**What the exercise asks**. Retype all of the data exactly as given.

:: Dataset content ::

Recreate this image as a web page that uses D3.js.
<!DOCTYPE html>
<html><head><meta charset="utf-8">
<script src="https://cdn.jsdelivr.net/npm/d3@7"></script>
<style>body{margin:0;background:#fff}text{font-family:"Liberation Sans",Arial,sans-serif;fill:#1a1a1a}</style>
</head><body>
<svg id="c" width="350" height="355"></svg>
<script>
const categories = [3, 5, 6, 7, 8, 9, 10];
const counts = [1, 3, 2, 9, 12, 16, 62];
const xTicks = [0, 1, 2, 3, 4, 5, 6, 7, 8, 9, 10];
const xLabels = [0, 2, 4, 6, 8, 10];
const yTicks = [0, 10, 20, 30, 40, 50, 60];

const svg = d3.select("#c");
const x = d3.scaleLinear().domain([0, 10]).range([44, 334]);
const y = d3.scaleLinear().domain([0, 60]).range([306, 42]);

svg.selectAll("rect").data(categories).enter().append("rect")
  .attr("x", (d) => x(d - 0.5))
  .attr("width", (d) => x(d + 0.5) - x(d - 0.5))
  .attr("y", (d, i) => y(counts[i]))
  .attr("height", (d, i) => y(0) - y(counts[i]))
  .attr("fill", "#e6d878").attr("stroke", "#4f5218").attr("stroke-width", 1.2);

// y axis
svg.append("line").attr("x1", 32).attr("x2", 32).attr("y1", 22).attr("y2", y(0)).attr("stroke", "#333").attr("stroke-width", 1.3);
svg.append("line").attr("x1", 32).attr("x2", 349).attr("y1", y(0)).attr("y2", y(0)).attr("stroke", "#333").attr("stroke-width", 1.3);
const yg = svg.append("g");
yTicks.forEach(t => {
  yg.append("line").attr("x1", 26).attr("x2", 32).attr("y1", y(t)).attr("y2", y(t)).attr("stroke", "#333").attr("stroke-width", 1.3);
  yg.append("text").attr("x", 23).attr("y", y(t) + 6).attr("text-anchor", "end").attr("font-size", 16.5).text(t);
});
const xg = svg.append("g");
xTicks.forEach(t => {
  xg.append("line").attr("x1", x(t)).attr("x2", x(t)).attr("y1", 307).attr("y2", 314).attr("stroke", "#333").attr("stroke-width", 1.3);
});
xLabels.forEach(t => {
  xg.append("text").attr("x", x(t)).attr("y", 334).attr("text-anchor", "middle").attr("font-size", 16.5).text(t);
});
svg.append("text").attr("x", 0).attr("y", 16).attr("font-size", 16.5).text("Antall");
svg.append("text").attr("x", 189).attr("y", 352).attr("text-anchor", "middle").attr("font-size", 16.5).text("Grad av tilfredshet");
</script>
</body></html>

:::

**Task solution**.
Recreate this image as a web page that uses D3.js.
<!DOCTYPE html>
<html><head><meta charset="utf-8">
<script src="https://cdn.jsdelivr.net/npm/d3@7"></script>
<style>body{margin:0;background:#fff}text{font-family:"Liberation Sans",Arial,sans-serif;fill:#1a1a1a}</style>
</head><body>
<svg id="c" width="350" height="355"></svg>
<script>
const categories = [3, 5, 6, 7, 8, 9, 10];
const counts = [1, 3, 2, 9, 12, 16, 62];
const xTicks = [0, 1, 2, 3, 4, 5, 6, 7, 8, 9, 10];
const xLabels = [0, 2, 4, 6, 8, 10];
const yTicks = [0, 10, 20, 30, 40, 50, 60];

const svg = d3.select("#c");
const x = d3.scaleLinear().domain([0, 10]).range([44, 334]);
const y = d3.scaleLinear().domain([0, 60]).range([306, 42]);

svg.selectAll("rect").data(categories).enter().append("rect")
  .attr("x", (d) => x(d - 0.5))
  .attr("width", (d) => x(d + 0.5) - x(d - 0.5))
  .attr("y", (d, i) => y(counts[i]))
  .attr("height", (d, i) => y(0) - y(counts[i]))
  .attr("fill", "#e6d878").attr("stroke", "#4f5218").attr("stroke-width", 1.2);

// y axis
svg.append("line").attr("x1", 32).attr("x2", 32).attr("y1", 22).attr("y2", y(0)).attr("stroke", "#333").attr("stroke-width", 1.3);
svg.append("line").attr("x1", 32).attr("x2", 349).attr("y1", y(0)).attr("y2", y(0)).attr("stroke", "#333").attr("stroke-width", 1.3);
const yg = svg.append("g");
yTicks.forEach(t => {
  yg.append("line").attr("x1", 26).attr("x2", 32).attr("y1", y(t)).attr("y2", y(t)).attr("stroke", "#333").attr("stroke-width", 1.3);
  yg.append("text").attr("x", 23).attr("y", y(t) + 6).attr("text-anchor", "end").attr("font-size", 16.5).text(t);
});
const xg = svg.append("g");
xTicks.forEach(t => {
  xg.append("line").attr("x1", x(t)).attr("x2", x(t)).attr("y1", 307).attr("y2", 314).attr("stroke", "#333").attr("stroke-width", 1.3);
});
xLabels.forEach(t => {
  xg.append("text").attr("x", x(t)).attr("y", 334).attr("text-anchor", "middle").attr("font-size", 16.5).text(t);
});
svg.append("text").attr("x", 0).attr("y", 16).attr("font-size", 16.5).text("Antall");
svg.append("text").attr("x", 189).attr("y", 352).attr("text-anchor", "middle").attr("font-size", 16.5).text("Grad av tilfredshet");
</script>
</body></html>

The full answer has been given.